» **Given information**
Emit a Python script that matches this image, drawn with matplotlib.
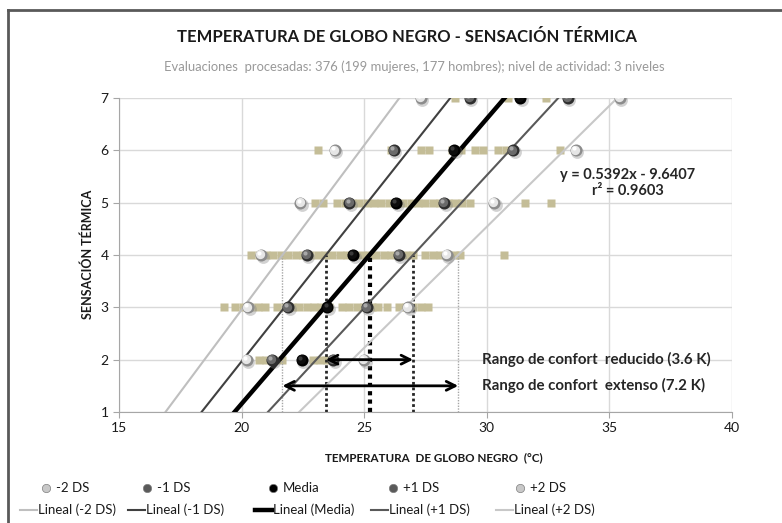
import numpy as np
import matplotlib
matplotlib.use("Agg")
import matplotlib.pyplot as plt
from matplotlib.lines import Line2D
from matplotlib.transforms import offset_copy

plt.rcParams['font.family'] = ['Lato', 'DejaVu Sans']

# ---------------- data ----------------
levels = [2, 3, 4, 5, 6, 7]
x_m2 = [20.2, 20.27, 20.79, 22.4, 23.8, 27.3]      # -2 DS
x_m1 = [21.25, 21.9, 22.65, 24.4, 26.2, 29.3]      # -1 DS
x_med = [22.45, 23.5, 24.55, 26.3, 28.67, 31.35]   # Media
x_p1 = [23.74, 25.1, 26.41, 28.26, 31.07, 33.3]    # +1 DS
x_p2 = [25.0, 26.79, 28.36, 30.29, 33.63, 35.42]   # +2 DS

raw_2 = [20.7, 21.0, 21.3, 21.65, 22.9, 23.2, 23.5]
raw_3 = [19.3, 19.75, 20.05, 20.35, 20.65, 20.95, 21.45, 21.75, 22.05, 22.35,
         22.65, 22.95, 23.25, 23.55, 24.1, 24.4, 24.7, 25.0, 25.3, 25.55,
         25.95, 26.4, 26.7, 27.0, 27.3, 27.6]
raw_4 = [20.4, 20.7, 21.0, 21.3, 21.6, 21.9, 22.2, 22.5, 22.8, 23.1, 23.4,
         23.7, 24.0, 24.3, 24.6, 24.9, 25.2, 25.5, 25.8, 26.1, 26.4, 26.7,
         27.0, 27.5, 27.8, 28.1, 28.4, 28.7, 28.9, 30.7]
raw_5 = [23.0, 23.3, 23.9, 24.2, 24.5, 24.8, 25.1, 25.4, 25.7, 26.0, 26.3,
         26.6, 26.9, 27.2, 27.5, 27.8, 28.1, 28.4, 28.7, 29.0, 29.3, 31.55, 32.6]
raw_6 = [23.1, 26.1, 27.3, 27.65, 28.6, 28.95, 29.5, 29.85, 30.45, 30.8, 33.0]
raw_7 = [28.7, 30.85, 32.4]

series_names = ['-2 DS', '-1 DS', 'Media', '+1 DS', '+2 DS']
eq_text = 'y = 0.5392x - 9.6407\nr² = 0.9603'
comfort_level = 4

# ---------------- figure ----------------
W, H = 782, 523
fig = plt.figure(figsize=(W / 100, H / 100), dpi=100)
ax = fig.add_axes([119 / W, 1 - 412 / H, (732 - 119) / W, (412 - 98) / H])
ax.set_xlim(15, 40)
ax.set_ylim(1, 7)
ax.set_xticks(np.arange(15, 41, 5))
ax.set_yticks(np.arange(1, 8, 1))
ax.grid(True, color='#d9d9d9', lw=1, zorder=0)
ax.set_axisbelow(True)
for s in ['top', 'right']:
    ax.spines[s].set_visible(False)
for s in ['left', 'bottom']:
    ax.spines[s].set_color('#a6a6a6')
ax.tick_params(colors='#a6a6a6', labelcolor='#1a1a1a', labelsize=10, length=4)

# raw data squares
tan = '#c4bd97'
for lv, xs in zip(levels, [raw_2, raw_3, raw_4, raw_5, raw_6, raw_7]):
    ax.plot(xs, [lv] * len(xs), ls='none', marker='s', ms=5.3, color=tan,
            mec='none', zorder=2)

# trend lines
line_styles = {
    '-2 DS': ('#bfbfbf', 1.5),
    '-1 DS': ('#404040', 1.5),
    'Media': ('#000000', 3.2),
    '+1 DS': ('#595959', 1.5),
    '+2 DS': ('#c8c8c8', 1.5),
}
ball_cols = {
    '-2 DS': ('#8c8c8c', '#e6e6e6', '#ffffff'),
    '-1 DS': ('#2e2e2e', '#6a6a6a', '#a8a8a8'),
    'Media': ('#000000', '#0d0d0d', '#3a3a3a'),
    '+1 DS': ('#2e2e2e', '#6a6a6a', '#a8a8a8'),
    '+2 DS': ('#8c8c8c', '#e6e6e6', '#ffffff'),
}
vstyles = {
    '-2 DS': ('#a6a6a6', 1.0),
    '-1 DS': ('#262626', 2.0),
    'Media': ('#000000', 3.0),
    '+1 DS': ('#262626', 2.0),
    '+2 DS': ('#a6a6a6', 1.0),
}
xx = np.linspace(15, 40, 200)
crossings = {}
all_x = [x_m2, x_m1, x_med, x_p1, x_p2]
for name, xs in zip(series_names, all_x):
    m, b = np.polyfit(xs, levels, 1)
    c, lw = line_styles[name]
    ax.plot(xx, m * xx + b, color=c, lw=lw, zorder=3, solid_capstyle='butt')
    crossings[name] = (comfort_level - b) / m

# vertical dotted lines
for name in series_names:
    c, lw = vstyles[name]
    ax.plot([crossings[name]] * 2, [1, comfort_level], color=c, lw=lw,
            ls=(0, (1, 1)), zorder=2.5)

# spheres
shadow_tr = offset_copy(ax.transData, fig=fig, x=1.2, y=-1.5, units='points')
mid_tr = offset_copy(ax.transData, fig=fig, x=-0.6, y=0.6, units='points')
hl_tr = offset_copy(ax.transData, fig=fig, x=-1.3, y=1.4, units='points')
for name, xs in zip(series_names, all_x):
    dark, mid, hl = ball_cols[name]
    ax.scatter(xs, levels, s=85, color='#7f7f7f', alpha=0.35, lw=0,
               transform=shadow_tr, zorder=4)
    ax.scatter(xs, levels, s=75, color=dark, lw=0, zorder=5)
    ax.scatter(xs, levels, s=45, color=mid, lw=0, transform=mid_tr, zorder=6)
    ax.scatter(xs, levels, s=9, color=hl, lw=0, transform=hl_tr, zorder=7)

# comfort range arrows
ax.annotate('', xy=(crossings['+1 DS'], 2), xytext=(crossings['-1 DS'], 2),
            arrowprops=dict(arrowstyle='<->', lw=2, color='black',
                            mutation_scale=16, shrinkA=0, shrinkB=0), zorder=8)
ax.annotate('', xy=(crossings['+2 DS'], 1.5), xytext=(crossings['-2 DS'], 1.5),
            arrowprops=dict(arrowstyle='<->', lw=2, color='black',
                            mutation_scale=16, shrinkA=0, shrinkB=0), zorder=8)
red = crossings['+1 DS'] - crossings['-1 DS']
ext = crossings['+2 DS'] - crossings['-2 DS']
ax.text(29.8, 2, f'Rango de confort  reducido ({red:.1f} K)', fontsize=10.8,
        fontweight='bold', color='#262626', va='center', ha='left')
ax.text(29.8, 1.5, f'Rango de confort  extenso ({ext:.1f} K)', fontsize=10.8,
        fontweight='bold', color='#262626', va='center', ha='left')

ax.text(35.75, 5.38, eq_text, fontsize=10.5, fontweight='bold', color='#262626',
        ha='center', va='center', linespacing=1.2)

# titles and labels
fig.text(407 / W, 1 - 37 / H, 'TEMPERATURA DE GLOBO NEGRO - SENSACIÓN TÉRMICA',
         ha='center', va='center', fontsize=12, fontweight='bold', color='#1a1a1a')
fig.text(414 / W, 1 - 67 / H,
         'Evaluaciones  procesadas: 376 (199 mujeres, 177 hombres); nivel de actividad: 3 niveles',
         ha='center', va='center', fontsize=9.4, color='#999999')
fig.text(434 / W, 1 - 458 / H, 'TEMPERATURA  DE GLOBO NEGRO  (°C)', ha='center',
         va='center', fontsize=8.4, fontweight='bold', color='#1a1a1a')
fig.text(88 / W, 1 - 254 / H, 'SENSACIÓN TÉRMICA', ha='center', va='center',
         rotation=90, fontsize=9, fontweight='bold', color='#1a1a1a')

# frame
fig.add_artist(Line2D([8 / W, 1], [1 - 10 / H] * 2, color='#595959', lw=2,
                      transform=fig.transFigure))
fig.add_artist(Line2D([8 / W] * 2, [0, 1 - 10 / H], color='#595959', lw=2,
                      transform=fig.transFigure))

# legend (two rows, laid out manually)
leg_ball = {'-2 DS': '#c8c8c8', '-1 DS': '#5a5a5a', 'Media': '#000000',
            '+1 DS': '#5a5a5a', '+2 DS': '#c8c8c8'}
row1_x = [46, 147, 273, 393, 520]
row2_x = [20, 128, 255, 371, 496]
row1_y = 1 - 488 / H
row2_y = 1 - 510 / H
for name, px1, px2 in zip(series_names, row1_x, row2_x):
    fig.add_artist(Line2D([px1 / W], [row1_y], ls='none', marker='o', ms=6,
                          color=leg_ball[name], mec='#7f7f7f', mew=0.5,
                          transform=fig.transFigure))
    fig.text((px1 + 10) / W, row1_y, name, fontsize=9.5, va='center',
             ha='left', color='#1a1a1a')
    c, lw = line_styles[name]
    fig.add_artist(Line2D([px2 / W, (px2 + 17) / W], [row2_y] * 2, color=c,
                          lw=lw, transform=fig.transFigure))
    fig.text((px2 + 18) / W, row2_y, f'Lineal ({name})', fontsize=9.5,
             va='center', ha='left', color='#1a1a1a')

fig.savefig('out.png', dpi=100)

» **Goal**
Write out again exactly the lines from the start of the data above through the line containing "plt.rcParams['font.family'] = ['Lato', 'DejaVu", inclusive, excluding any pictures.

» **Answer below**
Emit a Python script that matches this image, drawn with matplotlib.
import numpy as np
import matplotlib
matplotlib.use("Agg")
import matplotlib.pyplot as plt
from matplotlib.lines import Line2D
from matplotlib.transforms import offset_copy

plt.rcParams['font.family'] = ['Lato', 'DejaVu Sans']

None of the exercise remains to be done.